EXACTLY AND PRECISELY! Thank you for making my point. The Theory of Evolution has been tested and tested and tested. A body of evidence exists that support all aspects of evolution. People have tried and tried to point out flaws. Guess what, none of them work. Just in the last 10 years, science has made tremendous strides in understanding evolution, even on a molecular level. Still, everything, all studies, support the science of evolution.

mriff 03-11-2009 01:00 PM

Quote:

Originally Posted by kathrynhr (Post 1315976)
So the man has a non-evolutionist view. He's entitled. Will he use his job to advocate his own position instead of behaving impartially? Probably, most people would do that. With any luck, a review board exists that will keep any unilateral decisions in check.

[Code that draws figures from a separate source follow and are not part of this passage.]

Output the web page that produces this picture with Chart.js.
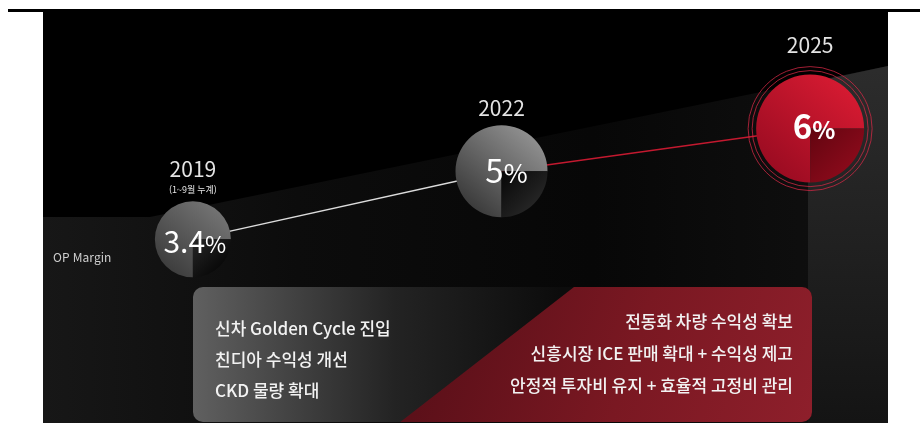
<!DOCTYPE html>
<html lang="ko">
<head>
<meta charset="utf-8">
<title>OP Margin</title>
<script src="https://cdn.jsdelivr.net/npm/chart.js@4.4.1/dist/chart.umd.min.js"></script>
<style>
  html, body { margin: 0; padding: 0; background: #fff; }
  canvas { display: block; }
</style>
</head>
<body>
<canvas id="marginChart" width="920" height="423"></canvas>
<script>
// ========================
// DATOS
// ========================
const years = [2019, 2022, 2025];
const opMargins = [3.4, 5, 6];
const yearNotes = ['(1~9월 누계)', '', ''];
const axisTitle = 'OP Margin';
const pastDrivers = ['신차 Golden Cycle 진입', '친디아 수익성 개선', 'CKD 물량 확대'];
const futureDrivers = ['전동화 차량 수익성 확보', '신흥시장 ICE 판매 확대 + 수익성 제고', '안정적 투자비 유지 + 효율적 고정비 관리'];

const FONT = '"Noto Sans CJK KR", "Noto Sans", sans-serif';

// bubble look, one entry per point
const bubbleRadius = [38, 46, 54];
const labelGap = [32, 17, 30];
const bubbleColors = [
  { hi: '#727272', lo: '#3e3e3e', cutIn: '#262626', cutOut: '#0a0a0a' },
  { hi: '#8e8e8e', lo: '#3c3c3c', cutIn: '#060606', cutOut: '#242424' },
  { hi: '#d41a31', lo: '#9c0c22', cutIn: '#620510', cutOut: '#880a1a' }
];
const pctFonts = [
  { num: 'normal 30px', pct: 'normal 23px', dx: 2, dy: 14 },
  { num: 'normal 33px', pct: 'normal 26px', dx: 5, dy: 12 },
  { num: 'bold 33px', pct: 'bold 24px', dx: 4, dy: 10 }
];

// ========================
// FONDO
// ========================
const backdrop = {
  id: 'backdrop',
  beforeDraw(chart) {
    const ctx = chart.ctx;
    ctx.save();
    ctx.fillStyle = '#fff';
    ctx.fillRect(0, 0, chart.width, chart.height);

    ctx.fillStyle = '#000';
    ctx.fillRect(8, 9, 912, 3);
    ctx.fillRect(43, 10, 845, 413);

    // floor band
    ctx.beginPath();
    ctx.moveTo(43, 217); ctx.lineTo(150, 217); ctx.lineTo(888, 66);
    ctx.lineTo(888, 423); ctx.lineTo(43, 423); ctx.closePath();
    let g = ctx.createLinearGradient(43, 0, 888, 0);
    g.addColorStop(0, '#171717'); g.addColorStop(0.3, '#0c0c0c');
    g.addColorStop(0.65, '#070707'); g.addColorStop(1, '#111111');
    ctx.fillStyle = g; ctx.fill();

    // right wall
    ctx.beginPath();
    ctx.moveTo(808, 83); ctx.lineTo(888, 66); ctx.lineTo(888, 423); ctx.lineTo(808, 423); ctx.closePath();
    g = ctx.createLinearGradient(0, 70, 0, 423);
    g.addColorStop(0, '#2c2c2c'); g.addColorStop(1, '#141414');
    ctx.fillStyle = g; ctx.fill();

    // driver box
    ctx.beginPath();
    ctx.roundRect(193, 287, 619, 135, 10);
    g = ctx.createLinearGradient(193, 0, 560, 0);
    g.addColorStop(0, '#606060'); g.addColorStop(0.55, '#232323'); g.addColorStop(1, '#0c0c0c');
    ctx.fillStyle = g; ctx.fill();
    ctx.clip();
    ctx.beginPath();
    ctx.moveTo(399, 423); ctx.lineTo(574, 287); ctx.lineTo(812, 287); ctx.lineTo(812, 423); ctx.closePath();
    g = ctx.createLinearGradient(450, 300, 812, 420);
    g.addColorStop(0, '#5c1019'); g.addColorStop(0.5, '#7a1822'); g.addColorStop(1, '#8e1f2b');
    ctx.fillStyle = g; ctx.fill();
    ctx.restore();
  },
  afterDraw(chart) {
    const ctx = chart.ctx;
    ctx.save();
    ctx.fillStyle = '#f2f2f2';
    ctx.font = '500 17px ' + FONT;
    ctx.textBaseline = 'middle';
    ctx.textAlign = 'left';
    pastDrivers.forEach((t, i) => ctx.fillText(t, 215, 329 + i * 31));
    ctx.textAlign = 'right';
    futureDrivers.forEach((t, i) => ctx.fillText(t, 793, 322 + i * 32));

    ctx.fillStyle = '#cfcfcf';
    ctx.font = '12px ' + FONT;
    ctx.textAlign = 'left';
    ctx.fillText(axisTitle, 53, 257);
    ctx.restore();
  }
};

// ========================
// BURBUJAS
// ========================
const bubbles = {
  id: 'bubbles',
  afterDatasetsDraw(chart) {
    const ctx = chart.ctx;
    const meta = chart.getDatasetMeta(0);
    meta.data.forEach((pt, i) => {
      const x = pt.x, y = pt.y, r = bubbleRadius[i], c = bubbleColors[i];
      ctx.save();

      if (i === meta.data.length - 1) {
        ctx.strokeStyle = 'rgba(214, 40, 70, 0.75)';
        ctx.lineWidth = 1;
        [r + 4, r + 8].forEach(rr => {
          ctx.beginPath(); ctx.arc(x, y, rr, 0, Math.PI * 2); ctx.stroke();
        });
      }

      let g = ctx.createLinearGradient(x + r * 0.7, y - r * 0.7, x - r * 0.6, y + r * 0.8);
      g.addColorStop(0, c.hi); g.addColorStop(1, c.lo);
      ctx.beginPath(); ctx.moveTo(x, y);
      ctx.arc(x, y, r, Math.PI / 2, Math.PI * 2);
      ctx.closePath();
      ctx.fillStyle = g; ctx.fill();

      g = ctx.createLinearGradient(x, y, x + r * 0.7, y + r * 0.7);
      g.addColorStop(0, c.cutIn); g.addColorStop(1, c.cutOut);
      ctx.beginPath(); ctx.moveTo(x, y);
      ctx.arc(x, y, r, 0, Math.PI / 2);
      ctx.closePath();
      ctx.fillStyle = g; ctx.fill();

      // value text
      const f = pctFonts[i];
      const num = String(opMargins[i]);
      ctx.font = f.num + ' ' + FONT;
      const wNum = ctx.measureText(num).width;
      ctx.font = f.pct + ' ' + FONT;
      const wPct = ctx.measureText('%').width;
      const left = x + f.dx - (wNum + wPct) / 2;
      ctx.fillStyle = '#fff';
      ctx.textBaseline = 'alphabetic';
      ctx.textAlign = 'left';
      ctx.font = f.num + ' ' + FONT;
      ctx.fillText(num, left, y + f.dy);
      ctx.font = f.pct + ' ' + FONT;
      ctx.fillText('%', left + wNum, y + f.dy);

      // year label
      ctx.textAlign = 'center';
      ctx.textBaseline = 'middle';
      ctx.fillStyle = '#e4e4e4';
      ctx.font = '21px ' + FONT;
      const yearY = y - r - labelGap[i];
      ctx.fillText(String(years[i]), x, yearY);
      if (yearNotes[i]) {
        ctx.font = '9px ' + FONT;
        ctx.fillText(yearNotes[i], x, yearY + 20);
      }
      ctx.restore();
    });
  }
};

// ========================
// GRAFICO
// ========================
new Chart(document.getElementById('marginChart'), {
  type: 'line',
  data: {
    datasets: [{
      data: years.map((yr, i) => ({ x: yr, y: opMargins[i] })),
      borderColor: '#dcdcdc',
      borderWidth: 1.5,
      pointRadius: 0,
      segment: {
        borderColor: c => c.p0DataIndex === 0 ? '#dcdcdc' : '#c3192f'
      }
    }]
  },
  options: {
    responsive: false,
    animation: false,
    layout: { padding: { left: 90, right: 7, top: 86, bottom: 124 } },
    scales: {
      x: { type: 'linear', min: 2018, max: 2026, display: false },
      y: { min: 2, max: 7, display: false }
    },
    plugins: { legend: { display: false }, tooltip: { enabled: false } }
  },
  plugins: [backdrop, bubbles]
});
</script>
</body>
</html>
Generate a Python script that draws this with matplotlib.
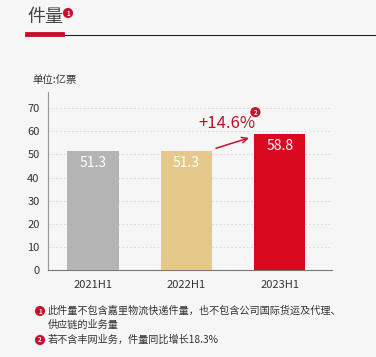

This is exactly what people are worried about. He is forcing his non-evolutionist (religious) views on everyone around him and into the science classroom. A review board? They are also worried about that. So tell me. Are you the least concerned that a man who believes the earth is 10,000 years old has tremendous influence in what is written in science textbooks, not only in TX but the entire country? If not, you really should be.

Quote:

I am equally opposed to suppressing either view. "Some people believe X, and others Y. Here's why... " is the best thing for our children to hear. Not only does it make them more tolerant of multiple points of view, but it gives them a chance to apply their own reason.
But come on, don't you think that the science curriculum should teach what we know? It's not about multiple points of view and 'teach both sides'. There are no two sides. The Theory of Evolution is the only theory of how forms evolve. There are no other theories.